Problem requirements
Repeat everything from the line holding "Output the web" to the line holding "2.3, 2.3, 2.3]", inclusive, exactly. Leave out the rest.
++++ Information shown ++++
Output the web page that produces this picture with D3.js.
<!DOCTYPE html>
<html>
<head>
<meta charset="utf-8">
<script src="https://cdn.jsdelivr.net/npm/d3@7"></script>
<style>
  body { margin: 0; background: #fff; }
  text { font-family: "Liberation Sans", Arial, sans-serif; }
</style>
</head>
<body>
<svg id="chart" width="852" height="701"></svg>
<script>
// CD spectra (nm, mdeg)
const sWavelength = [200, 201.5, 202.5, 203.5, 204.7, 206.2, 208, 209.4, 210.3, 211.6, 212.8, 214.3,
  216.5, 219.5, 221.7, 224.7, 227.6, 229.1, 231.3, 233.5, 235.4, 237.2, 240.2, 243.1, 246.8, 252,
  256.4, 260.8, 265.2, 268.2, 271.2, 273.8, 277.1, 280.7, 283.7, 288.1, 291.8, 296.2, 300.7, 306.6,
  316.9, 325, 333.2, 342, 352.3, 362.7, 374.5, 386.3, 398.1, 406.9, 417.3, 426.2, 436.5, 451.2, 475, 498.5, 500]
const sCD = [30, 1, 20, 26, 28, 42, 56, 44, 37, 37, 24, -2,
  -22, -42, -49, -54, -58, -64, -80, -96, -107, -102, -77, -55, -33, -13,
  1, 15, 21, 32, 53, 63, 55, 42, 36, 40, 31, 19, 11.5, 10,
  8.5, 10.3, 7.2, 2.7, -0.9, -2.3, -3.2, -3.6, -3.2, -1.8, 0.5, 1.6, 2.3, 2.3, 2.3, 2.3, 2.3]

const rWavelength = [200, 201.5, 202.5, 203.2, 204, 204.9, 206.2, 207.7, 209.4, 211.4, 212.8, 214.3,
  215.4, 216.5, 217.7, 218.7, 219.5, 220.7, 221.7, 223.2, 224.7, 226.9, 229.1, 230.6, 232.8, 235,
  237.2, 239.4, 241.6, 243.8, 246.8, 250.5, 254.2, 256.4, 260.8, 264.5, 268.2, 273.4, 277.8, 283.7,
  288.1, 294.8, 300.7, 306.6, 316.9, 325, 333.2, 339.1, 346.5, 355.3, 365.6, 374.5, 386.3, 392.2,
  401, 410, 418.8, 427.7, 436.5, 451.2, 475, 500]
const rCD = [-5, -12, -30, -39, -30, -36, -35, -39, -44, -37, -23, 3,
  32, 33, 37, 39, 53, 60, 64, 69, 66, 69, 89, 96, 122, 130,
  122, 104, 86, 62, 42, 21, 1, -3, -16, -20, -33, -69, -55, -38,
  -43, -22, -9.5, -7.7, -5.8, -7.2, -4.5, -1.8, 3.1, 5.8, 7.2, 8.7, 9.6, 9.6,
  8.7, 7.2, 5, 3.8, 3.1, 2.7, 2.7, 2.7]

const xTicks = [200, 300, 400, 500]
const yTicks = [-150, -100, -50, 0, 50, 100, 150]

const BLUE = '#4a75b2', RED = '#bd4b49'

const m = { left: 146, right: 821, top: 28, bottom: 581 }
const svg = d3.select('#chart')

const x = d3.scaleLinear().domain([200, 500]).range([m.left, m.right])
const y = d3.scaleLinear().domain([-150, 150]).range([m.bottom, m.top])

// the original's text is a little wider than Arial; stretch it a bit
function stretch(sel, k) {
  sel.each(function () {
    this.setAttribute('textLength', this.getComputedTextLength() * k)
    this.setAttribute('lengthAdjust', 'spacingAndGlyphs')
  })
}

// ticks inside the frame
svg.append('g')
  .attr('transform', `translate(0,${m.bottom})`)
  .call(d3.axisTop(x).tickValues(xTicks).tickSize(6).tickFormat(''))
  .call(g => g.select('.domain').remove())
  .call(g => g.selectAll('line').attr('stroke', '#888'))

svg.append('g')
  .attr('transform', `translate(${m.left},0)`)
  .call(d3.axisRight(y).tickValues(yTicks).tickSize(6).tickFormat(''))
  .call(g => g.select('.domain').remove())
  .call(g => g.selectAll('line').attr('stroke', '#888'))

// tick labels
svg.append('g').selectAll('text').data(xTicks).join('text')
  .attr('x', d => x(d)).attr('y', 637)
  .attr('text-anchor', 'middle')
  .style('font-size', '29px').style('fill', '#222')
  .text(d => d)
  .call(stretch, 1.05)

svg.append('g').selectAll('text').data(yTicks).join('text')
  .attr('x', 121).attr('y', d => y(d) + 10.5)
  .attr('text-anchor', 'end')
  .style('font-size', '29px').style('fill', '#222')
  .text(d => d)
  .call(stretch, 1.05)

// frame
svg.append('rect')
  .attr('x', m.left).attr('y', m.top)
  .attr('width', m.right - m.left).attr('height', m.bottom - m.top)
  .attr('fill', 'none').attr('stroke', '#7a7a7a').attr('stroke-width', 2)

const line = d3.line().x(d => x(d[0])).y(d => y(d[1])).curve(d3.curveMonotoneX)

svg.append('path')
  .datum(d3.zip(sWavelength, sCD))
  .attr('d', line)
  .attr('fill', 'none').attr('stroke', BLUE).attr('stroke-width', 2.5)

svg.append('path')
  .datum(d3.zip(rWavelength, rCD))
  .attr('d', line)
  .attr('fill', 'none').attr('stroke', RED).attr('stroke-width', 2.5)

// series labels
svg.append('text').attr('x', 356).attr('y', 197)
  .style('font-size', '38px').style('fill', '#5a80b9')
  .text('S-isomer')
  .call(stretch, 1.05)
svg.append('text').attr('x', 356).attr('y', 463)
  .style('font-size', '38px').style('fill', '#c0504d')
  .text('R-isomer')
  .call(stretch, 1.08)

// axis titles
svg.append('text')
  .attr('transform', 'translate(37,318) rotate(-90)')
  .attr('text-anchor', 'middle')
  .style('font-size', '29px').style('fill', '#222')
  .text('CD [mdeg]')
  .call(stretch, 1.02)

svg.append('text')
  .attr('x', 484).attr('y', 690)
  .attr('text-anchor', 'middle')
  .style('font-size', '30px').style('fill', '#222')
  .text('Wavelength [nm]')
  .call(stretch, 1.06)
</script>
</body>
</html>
++++
++++ Information shown ++++
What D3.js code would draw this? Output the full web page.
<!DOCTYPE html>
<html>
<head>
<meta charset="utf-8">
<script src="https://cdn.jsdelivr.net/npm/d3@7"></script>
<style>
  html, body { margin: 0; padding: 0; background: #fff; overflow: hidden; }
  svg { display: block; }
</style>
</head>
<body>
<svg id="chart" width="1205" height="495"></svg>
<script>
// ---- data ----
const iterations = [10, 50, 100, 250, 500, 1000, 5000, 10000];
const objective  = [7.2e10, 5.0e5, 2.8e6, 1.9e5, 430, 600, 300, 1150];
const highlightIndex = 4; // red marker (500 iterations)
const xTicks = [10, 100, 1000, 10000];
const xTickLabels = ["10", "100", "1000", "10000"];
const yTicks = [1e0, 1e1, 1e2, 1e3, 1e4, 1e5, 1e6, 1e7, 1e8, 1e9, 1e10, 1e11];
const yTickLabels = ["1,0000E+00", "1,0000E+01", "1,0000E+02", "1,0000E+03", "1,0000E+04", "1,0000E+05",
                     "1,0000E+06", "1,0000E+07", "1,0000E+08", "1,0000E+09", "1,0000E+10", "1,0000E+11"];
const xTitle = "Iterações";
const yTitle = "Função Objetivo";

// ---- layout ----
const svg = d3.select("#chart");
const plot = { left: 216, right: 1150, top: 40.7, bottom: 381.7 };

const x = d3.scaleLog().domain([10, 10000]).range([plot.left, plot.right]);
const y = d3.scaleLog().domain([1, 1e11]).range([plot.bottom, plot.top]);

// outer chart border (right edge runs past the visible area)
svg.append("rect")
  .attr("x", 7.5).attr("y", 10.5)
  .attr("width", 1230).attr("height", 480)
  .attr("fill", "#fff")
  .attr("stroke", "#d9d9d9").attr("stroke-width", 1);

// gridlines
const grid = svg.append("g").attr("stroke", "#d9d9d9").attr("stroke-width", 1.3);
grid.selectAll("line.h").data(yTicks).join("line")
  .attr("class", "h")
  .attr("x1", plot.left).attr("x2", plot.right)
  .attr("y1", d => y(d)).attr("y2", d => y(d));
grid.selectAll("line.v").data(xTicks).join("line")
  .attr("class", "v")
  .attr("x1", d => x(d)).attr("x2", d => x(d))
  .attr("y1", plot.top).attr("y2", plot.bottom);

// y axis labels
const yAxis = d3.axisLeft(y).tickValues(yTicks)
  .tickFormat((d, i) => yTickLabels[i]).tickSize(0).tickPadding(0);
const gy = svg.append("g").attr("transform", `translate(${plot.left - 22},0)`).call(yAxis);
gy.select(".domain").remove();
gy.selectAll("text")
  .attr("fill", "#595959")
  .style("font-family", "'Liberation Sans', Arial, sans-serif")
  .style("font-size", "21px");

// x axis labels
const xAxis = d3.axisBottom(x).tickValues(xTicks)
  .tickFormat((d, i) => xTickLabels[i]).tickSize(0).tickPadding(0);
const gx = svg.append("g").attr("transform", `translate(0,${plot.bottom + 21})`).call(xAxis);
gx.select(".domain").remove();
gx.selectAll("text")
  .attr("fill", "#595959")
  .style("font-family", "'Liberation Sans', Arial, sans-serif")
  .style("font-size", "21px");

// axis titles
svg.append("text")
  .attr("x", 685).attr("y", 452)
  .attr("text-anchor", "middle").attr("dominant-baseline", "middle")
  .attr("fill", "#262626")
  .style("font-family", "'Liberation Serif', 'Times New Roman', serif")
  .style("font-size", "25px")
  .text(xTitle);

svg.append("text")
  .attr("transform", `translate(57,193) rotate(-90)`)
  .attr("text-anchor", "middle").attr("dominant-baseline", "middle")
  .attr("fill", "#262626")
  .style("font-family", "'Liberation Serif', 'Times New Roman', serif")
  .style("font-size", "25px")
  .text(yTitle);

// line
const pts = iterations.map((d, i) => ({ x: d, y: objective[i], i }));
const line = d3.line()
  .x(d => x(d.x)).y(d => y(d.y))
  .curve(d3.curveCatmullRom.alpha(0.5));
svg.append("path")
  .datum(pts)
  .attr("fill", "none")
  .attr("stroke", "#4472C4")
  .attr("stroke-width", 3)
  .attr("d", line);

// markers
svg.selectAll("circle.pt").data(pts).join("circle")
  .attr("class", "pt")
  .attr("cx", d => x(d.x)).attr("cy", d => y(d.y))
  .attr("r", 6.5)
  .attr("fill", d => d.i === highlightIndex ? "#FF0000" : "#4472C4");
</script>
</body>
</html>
++++
Answer below
Output the web page that produces this picture with D3.js.
<!DOCTYPE html>
<html>
<head>
<meta charset="utf-8">
<script src="https://cdn.jsdelivr.net/npm/d3@7"></script>
<style>
  body { margin: 0; background: #fff; }
  text { font-family: "Liberation Sans", Arial, sans-serif; }
</style>
</head>
<body>
<svg id="chart" width="852" height="701"></svg>
<script>
// CD spectra (nm, mdeg)
const sWavelength = [200, 201.5, 202.5, 203.5, 204.7, 206.2, 208, 209.4, 210.3, 211.6, 212.8, 214.3,
  216.5, 219.5, 221.7, 224.7, 227.6, 229.1, 231.3, 233.5, 235.4, 237.2, 240.2, 243.1, 246.8, 252,
  256.4, 260.8, 265.2, 268.2, 271.2, 273.8, 277.1, 280.7, 283.7, 288.1, 291.8, 296.2, 300.7, 306.6,
  316.9, 325, 333.2, 342, 352.3, 362.7, 374.5, 386.3, 398.1, 406.9, 417.3, 426.2, 436.5, 451.2, 475, 498.5, 500]
const sCD = [30, 1, 20, 26, 28, 42, 56, 44, 37, 37, 24, -2,
  -22, -42, -49, -54, -58, -64, -80, -96, -107, -102, -77, -55, -33, -13,
  1, 15, 21, 32, 53, 63, 55, 42, 36, 40, 31, 19, 11.5, 10,
  8.5, 10.3, 7.2, 2.7, -0.9, -2.3, -3.2, -3.6, -3.2, -1.8, 0.5, 1.6, 2.3, 2.3, 2.3, 2.3, 2.3]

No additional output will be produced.